=== Data lines ===

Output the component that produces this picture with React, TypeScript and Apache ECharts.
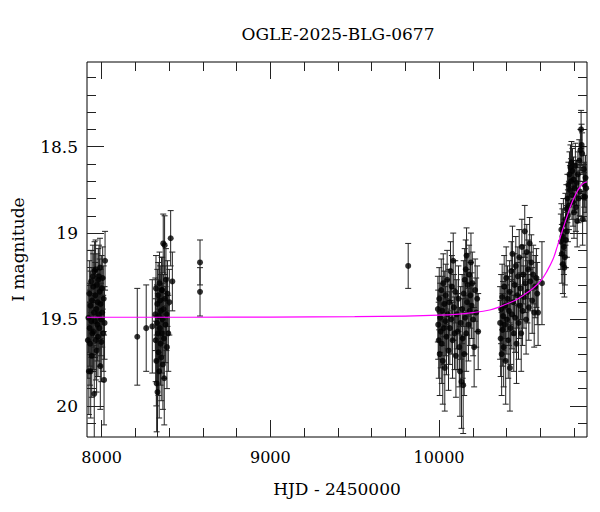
import React, { useEffect, useRef } from "react";
import * as echarts from "echarts";

const titleText = "OGLE-2025-BLG-0677";
const xName = "HJD - 2450000";
const yName = "I magnitude";

const X_MIN = 7913;
const X_MAX = 10877;
const Y_MIN = 18.01;
const Y_MAX = 20.18;

const xMajorTicks = [8000, 9000, 10000];
const xMinorTicks = [8000, 8200, 8400, 8600, 8800, 9000, 9200, 9400, 9600, 9800, 10000, 10200, 10400, 10600, 10800];
const yMajorTicks = [18.5, 19, 19.5, 20];
const yMinorTicks = [18.1, 18.2, 18.3, 18.4, 18.5, 18.6, 18.7, 18.8, 18.9, 19.0, 19.1, 19.2, 19.3, 19.4, 19.5, 19.6, 19.7, 19.8, 19.9, 20.0, 20.1];

// [HJD-2450000, I mag, error]
const season2018 = [
  [7918, 19.62, 0.22], [7921, 19.49, 0.20], [7924, 19.80, 0.25], [7927, 19.35, 0.19],
  [7929, 19.55, 0.22], [7931, 19.64, 0.24], [7933, 19.42, 0.20], [7935, 19.80, 0.27],
  [7937, 19.28, 0.18], [7939, 19.51, 0.21], [7941, 19.71, 0.24], [7943, 19.39, 0.19],
  [7945, 19.58, 0.22], [7948, 19.25, 0.18], [7950, 19.31, 0.19], [7952, 19.57, 0.22],
  [7954, 19.46, 0.20], [7956, 19.93, 0.28], [7958, 19.22, 0.17], [7960, 19.51, 0.21],
  [7962, 19.36, 0.19], [7964, 19.21, 0.17], [7966, 19.62, 0.23], [7968, 19.44, 0.20],
  [7970, 19.68, 0.24], [7972, 19.30, 0.18], [7974, 19.53, 0.21], [7976, 19.40, 0.19],
  [7978, 19.60, 0.23], [7980, 19.27, 0.18], [7982, 19.47, 0.20], [7984, 19.25, 0.18],
  [7986, 19.55, 0.22], [7988, 19.34, 0.19], [7990, 19.20, 0.17], [7992, 19.77, 0.25],
  [7994, 19.41, 0.20], [7996, 19.50, 0.21], [7998, 19.63, 0.23], [8000, 19.32, 0.19],
  [8003, 19.46, 0.20], [8006, 19.26, 0.18], [8009, 19.58, 0.22], [8012, 19.38, 0.19],
  [8014, 19.85, 0.26], [8017, 19.52, 0.21], [8020, 19.16, 0.17],
];

const season2019 = [
  [8211, 19.60, 0.28], [8264, 19.55, 0.25], [8300, 19.54, 0.27],
  [8318, 19.47, 0.21], [8320, 19.62, 0.24], [8322, 19.32, 0.19], [8324, 19.74, 0.26],
  [8326, 19.87, 0.28], [8328, 19.52, 0.22], [8330, 19.41, 0.20], [8331, 19.92, 0.29],
  [8333, 19.58, 0.23], [8335, 19.36, 0.19], [8337, 19.69, 0.25], [8339, 19.48, 0.21],
  [8341, 19.80, 0.27], [8343, 19.29, 0.18], [8345, 19.55, 0.22], [8347, 19.39, 0.20],
  [8349, 19.64, 0.24], [8351, 19.45, 0.21], [8353, 19.72, 0.25], [8355, 19.33, 0.19],
  [8357, 19.58, 0.23], [8359, 19.33, 0.19], [8361, 19.50, 0.21], [8363, 19.76, 0.26],
  [8365, 19.06, 0.17], [8367, 19.44, 0.20], [8369, 19.61, 0.23], [8371, 19.84, 0.27],
  [8373, 19.07, 0.17], [8375, 19.38, 0.19], [8378, 19.53, 0.22], [8381, 19.27, 0.18],
  [8384, 19.47, 0.21], [8387, 19.66, 0.24], [8390, 19.35, 0.19], [8395, 19.58, 0.22],
  [8401, 19.40, 0.19], [8409, 19.03, 0.16], [8419, 19.28, 0.17],
];

const season2019b = [
  [8583, 19.17, 0.13], [8583, 19.34, 0.14],
];

const season2022 = [
  [9817, 19.19, 0.13],
];

const season2023 = [
  [9993, 19.44, 0.19], [9995, 19.53, 0.20], [9998, 19.62, 0.22], [10001, 19.38, 0.18],
  [10004, 19.70, 0.24], [10007, 19.49, 0.20], [10010, 19.57, 0.21], [10013, 19.33, 0.18],
  [10016, 19.64, 0.23], [10019, 19.45, 0.20], [10022, 19.74, 0.25], [10025, 19.29, 0.17],
  [10028, 19.55, 0.21], [10031, 19.41, 0.19], [10034, 19.78, 0.25], [10037, 19.51, 0.20],
  [10040, 19.36, 0.18], [10044, 19.60, 0.22], [10048, 19.27, 0.17], [10052, 19.47, 0.20],
  [10056, 19.68, 0.23], [10060, 19.40, 0.19], [10064, 19.55, 0.21], [10068, 19.22, 0.17],
  [10072, 19.50, 0.20], [10076, 19.31, 0.18], [10080, 19.62, 0.22], [10084, 19.16, 0.16],
  [10088, 19.43, 0.19], [10092, 19.58, 0.21], [10096, 19.34, 0.18], [10100, 19.71, 0.24],
  [10105, 19.47, 0.20], [10110, 19.57, 0.22], [10115, 19.38, 0.19], [10120, 19.66, 0.23],
  [10124, 19.80, 0.26], [10128, 19.52, 0.21], [10133, 19.86, 0.27], [10137, 19.44, 0.20],
  [10140, 19.61, 0.23], [10143, 19.88, 0.28], [10146, 19.35, 0.19], [10149, 19.70, 0.24],
  [10152, 19.27, 0.18], [10155, 19.49, 0.21], [10158, 19.21, 0.17], [10161, 19.58, 0.22],
  [10163, 19.13, 0.16], [10166, 19.40, 0.19], [10170, 19.30, 0.18], [10174, 19.53, 0.21],
  [10178, 19.24, 0.17], [10182, 19.45, 0.20], [10186, 19.36, 0.19], [10189, 19.17, 0.17],
  [10193, 19.42, 0.19], [10197, 19.29, 0.18], [10202, 19.50, 0.21], [10208, 19.66, 0.23],
  [10214, 19.33, 0.18], [10220, 19.46, 0.20], [10226, 19.38, 0.19], [10232, 19.57, 0.22],
];

const season2024 = [
  [10362, 19.52, 0.21], [10365, 19.61, 0.22], [10368, 19.44, 0.20], [10371, 19.70, 0.24],
  [10374, 19.37, 0.19], [10377, 19.56, 0.21], [10380, 19.48, 0.20], [10383, 19.66, 0.23],
  [10386, 19.31, 0.18], [10389, 19.53, 0.21], [10392, 19.42, 0.19], [10395, 19.74, 0.25],
  [10398, 19.26, 0.18], [10402, 19.50, 0.20], [10406, 19.38, 0.19], [10410, 19.62, 0.22],
  [10414, 19.45, 0.20], [10418, 19.34, 0.18], [10420, 19.78, 0.25], [10424, 19.55, 0.21],
  [10428, 19.22, 0.17], [10432, 19.47, 0.20], [10435, 19.12, 0.16], [10439, 19.40, 0.19],
  [10443, 19.58, 0.22], [10447, 19.30, 0.18], [10451, 19.49, 0.20], [10455, 19.19, 0.17],
  [10459, 19.64, 0.23], [10463, 19.36, 0.19], [10467, 19.25, 0.17], [10471, 19.52, 0.21],
  [10475, 19.14, 0.16], [10479, 19.42, 0.19], [10483, 19.32, 0.18], [10487, 19.58, 0.22],
  [10491, 19.08, 0.16], [10495, 19.45, 0.20], [10499, 19.24, 0.17], [10503, 19.37, 0.18],
  [10508, 18.99, 0.15], [10512, 19.29, 0.17], [10516, 19.50, 0.20], [10520, 19.11, 0.16],
  [10524, 19.34, 0.18], [10528, 19.21, 0.17], [10532, 19.43, 0.19], [10537, 19.06, 0.15],
  [10541, 19.28, 0.17], [10547, 19.17, 0.16], [10552, 19.39, 0.19], [10558, 19.24, 0.17],
  [10564, 19.46, 0.20], [10570, 19.31, 0.18], [10577, 19.26, 0.17], [10582, 19.35, 0.18],
  [10587, 19.46, 0.19], [10610, 19.29, 0.24],
];

const season2025 = [
  [10722, 19.05, 0.16], [10725, 18.98, 0.15], [10728, 19.12, 0.17], [10731, 19.02, 0.16],
  [10734, 19.18, 0.17], [10737, 18.95, 0.15], [10740, 19.08, 0.16], [10743, 19.20, 0.17],
  [10746, 19.14, 0.16], [10749, 18.92, 0.15], [10752, 19.04, 0.16], [10755, 18.86, 0.14],
  [10758, 18.99, 0.15], [10761, 18.80, 0.14], [10764, 18.90, 0.15], [10767, 18.72, 0.13],
  [10770, 18.84, 0.14], [10773, 18.66, 0.13], [10776, 18.75, 0.14], [10779, 18.62, 0.13],
  [10782, 18.70, 0.13], [10785, 18.59, 0.12], [10788, 18.78, 0.14], [10791, 18.64, 0.13],
  [10794, 18.82, 0.14], [10797, 18.69, 0.13], [10800, 18.88, 0.15], [10804, 18.74, 0.14],
  [10808, 18.61, 0.13], [10811, 18.85, 0.14], [10815, 18.71, 0.13], [10819, 18.93, 0.15],
  [10823, 18.66, 0.13], [10827, 18.80, 0.14], [10831, 18.58, 0.12], [10835, 18.76, 0.14],
  [10838, 18.52, 0.12], [10842, 18.40, 0.11], [10845, 18.49, 0.12], [10848, 18.54, 0.12],
  [10851, 18.92, 0.15], [10855, 18.79, 0.14], [10858, 18.63, 0.13], [10861, 18.72, 0.13],
  [10865, 18.79, 0.14], [10868, 18.68, 0.13], [10872, 18.74, 0.14],
];

const modelHjd = [7913, 8500, 9000, 9500, 9800, 10000, 10100, 10200, 10300, 10350, 10400, 10450, 10500, 10550, 10600, 10640, 10676, 10700, 10731, 10760, 10785, 10810, 10834, 10855, 10877];
const modelMag = [19.487, 19.487, 19.486, 19.484, 19.48, 19.475, 19.47, 19.46, 19.445, 19.43, 19.41, 19.39, 19.36, 19.325, 19.28, 19.22, 19.15, 19.08, 18.985, 18.9, 18.83, 18.775, 18.735, 18.712, 18.703];

const FONT = "DejaVu Serif";

export default function App() {
  const ref = useRef<HTMLDivElement>(null);

  useEffect(() => {
    if (!ref.current) return;
    const chart = echarts.init(ref.current, undefined, { renderer: "svg" });
    const allPoints = [
      ...season2018, ...season2019, ...season2019b, ...season2022,
      ...season2023, ...season2024, ...season2025,
    ];
    const modelData = modelHjd.map((x, i) => [x, modelMag[i]]);

    const xBase = {
      type: "value",
      min: X_MIN,
      max: X_MAX,
      gridIndex: 0,
      splitLine: { show: false },
      axisLine: { show: false, onZero: false },
    };
    const yBase = {
      type: "value",
      min: Y_MIN,
      max: Y_MAX,
      inverse: true,
      gridIndex: 0,
      splitLine: { show: false },
      axisLine: { show: false, onZero: false },
    };
    const tickStyle = { color: "#222", width: 1 };

    chart.setOption({
      animation: false,
      backgroundColor: "#fff",
      grid: {
        left: 87, right: 13, top: 62, bottom: 75,
        show: true, borderColor: "#000", borderWidth: 1, backgroundColor: "#fff",
      },
      graphic: [
        {
          type: "text", x: 338, y: 34,
          style: {
            text: titleText, font: `17px "${FONT}"`, fill: "#000",
            align: "center", verticalAlign: "middle",
          },
        },
      ],
      xAxis: [
        {
          ...xBase, position: "bottom",
          name: xName, nameLocation: "middle", nameGap: 43,
          nameTextStyle: { fontFamily: FONT, fontSize: 17, color: "#000" },
          axisTick: { show: true, inside: true, length: 17, customValues: xMajorTicks, lineStyle: tickStyle },
          axisLabel: {
            show: true, customValues: xMajorTicks, margin: 12,
            fontFamily: FONT, fontSize: 16, color: "#000",
            formatter: (v: number) => String(v),
          },
        },
        {
          ...xBase, position: "bottom",
          axisTick: { show: true, inside: true, length: 9, customValues: xMinorTicks, lineStyle: tickStyle },
          axisLabel: { show: false },
        },
        {
          ...xBase, position: "top",
          axisTick: { show: true, inside: true, length: 17, customValues: xMajorTicks, lineStyle: tickStyle },
          axisLabel: { show: false },
        },
        {
          ...xBase, position: "top",
          axisTick: { show: true, inside: true, length: 9, customValues: xMinorTicks, lineStyle: tickStyle },
          axisLabel: { show: false },
        },
      ],
      yAxis: [
        {
          ...yBase, position: "left",
          name: yName, nameLocation: "middle", nameGap: 61, nameRotate: 90,
          nameTextStyle: { fontFamily: FONT, fontSize: 17, color: "#000" },
          axisTick: { show: true, inside: true, length: 17, customValues: yMajorTicks, lineStyle: tickStyle },
          axisLabel: {
            show: true, customValues: yMajorTicks, margin: 9,
            fontFamily: FONT, fontSize: 17, color: "#000",
            formatter: (v: number) => String(v),
          },
        },
        {
          ...yBase, position: "left",
          axisTick: { show: true, inside: true, length: 9, customValues: yMinorTicks, lineStyle: tickStyle },
          axisLabel: { show: false },
        },
        {
          ...yBase, position: "right",
          axisTick: { show: true, inside: true, length: 17, customValues: yMajorTicks, lineStyle: tickStyle },
          axisLabel: { show: false },
        },
        {
          ...yBase, position: "right",
          axisTick: { show: true, inside: true, length: 9, customValues: yMinorTicks, lineStyle: tickStyle },
          axisLabel: { show: false },
        },
      ],
      series: [
        {
          type: "custom",
          xAxisIndex: 0,
          yAxisIndex: 0,
          clip: true,
          z: 2,
          encode: { x: 0, y: 1 },
          data: allPoints,
          renderItem: (params: any, api: any) => {
            const x = api.value(0);
            const y = api.value(1);
            const e = api.value(2);
            const top = api.coord([x, y - e]);
            const bot = api.coord([x, y + e]);
            const cap = 3;
            const style = { stroke: "#222", lineWidth: 1 };
            return {
              type: "group",
              children: [
                { type: "line", shape: { x1: top[0], y1: top[1], x2: bot[0], y2: bot[1] }, style },
                { type: "line", shape: { x1: top[0] - cap, y1: top[1], x2: top[0] + cap, y2: top[1] }, style },
                { type: "line", shape: { x1: bot[0] - cap, y1: bot[1], x2: bot[0] + cap, y2: bot[1] }, style },
              ],
            };
          },
        },
        {
          type: "scatter",
          xAxisIndex: 0,
          yAxisIndex: 0,
          z: 3,
          symbol: "circle",
          symbolSize: 6,
          itemStyle: { color: "#000" },
          data: allPoints.map((p) => [p[0], p[1]]),
        },
        {
          type: "line",
          xAxisIndex: 0,
          yAxisIndex: 0,
          z: 4,
          showSymbol: false,
          symbol: "none",
          smooth: 0.4,
          lineStyle: { color: "#ff00ff", width: 1.2 },
          data: modelData,
        },
      ],
    });
    return () => chart.dispose();
  }, []);

  return (
    <div
      ref={ref}
      style={{ position: "absolute", left: 0, top: 0, width: 600, height: 512 }}
    />
  );
}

===

= Directive =
From the first line of the listing above, repeat every line through the one holding "19.9, 20.0, 20.1];". Both ends count, and pictures stay out.

= The completed task =
Output the component that produces this picture with React, TypeScript and Apache ECharts.
import React, { useEffect, useRef } from "react";
import * as echarts from "echarts";

const titleText = "OGLE-2025-BLG-0677";
const xName = "HJD - 2450000";
const yName = "I magnitude";

const X_MIN = 7913;
const X_MAX = 10877;
const Y_MIN = 18.01;
const Y_MAX = 20.18;

const xMajorTicks = [8000, 9000, 10000];
const xMinorTicks = [8000, 8200, 8400, 8600, 8800, 9000, 9200, 9400, 9600, 9800, 10000, 10200, 10400, 10600, 10800];
const yMajorTicks = [18.5, 19, 19.5, 20];
const yMinorTicks = [18.1, 18.2, 18.3, 18.4, 18.5, 18.6, 18.7, 18.8, 18.9, 19.0, 19.1, 19.2, 19.3, 19.4, 19.5, 19.6, 19.7, 19.8, 19.9, 20.0, 20.1];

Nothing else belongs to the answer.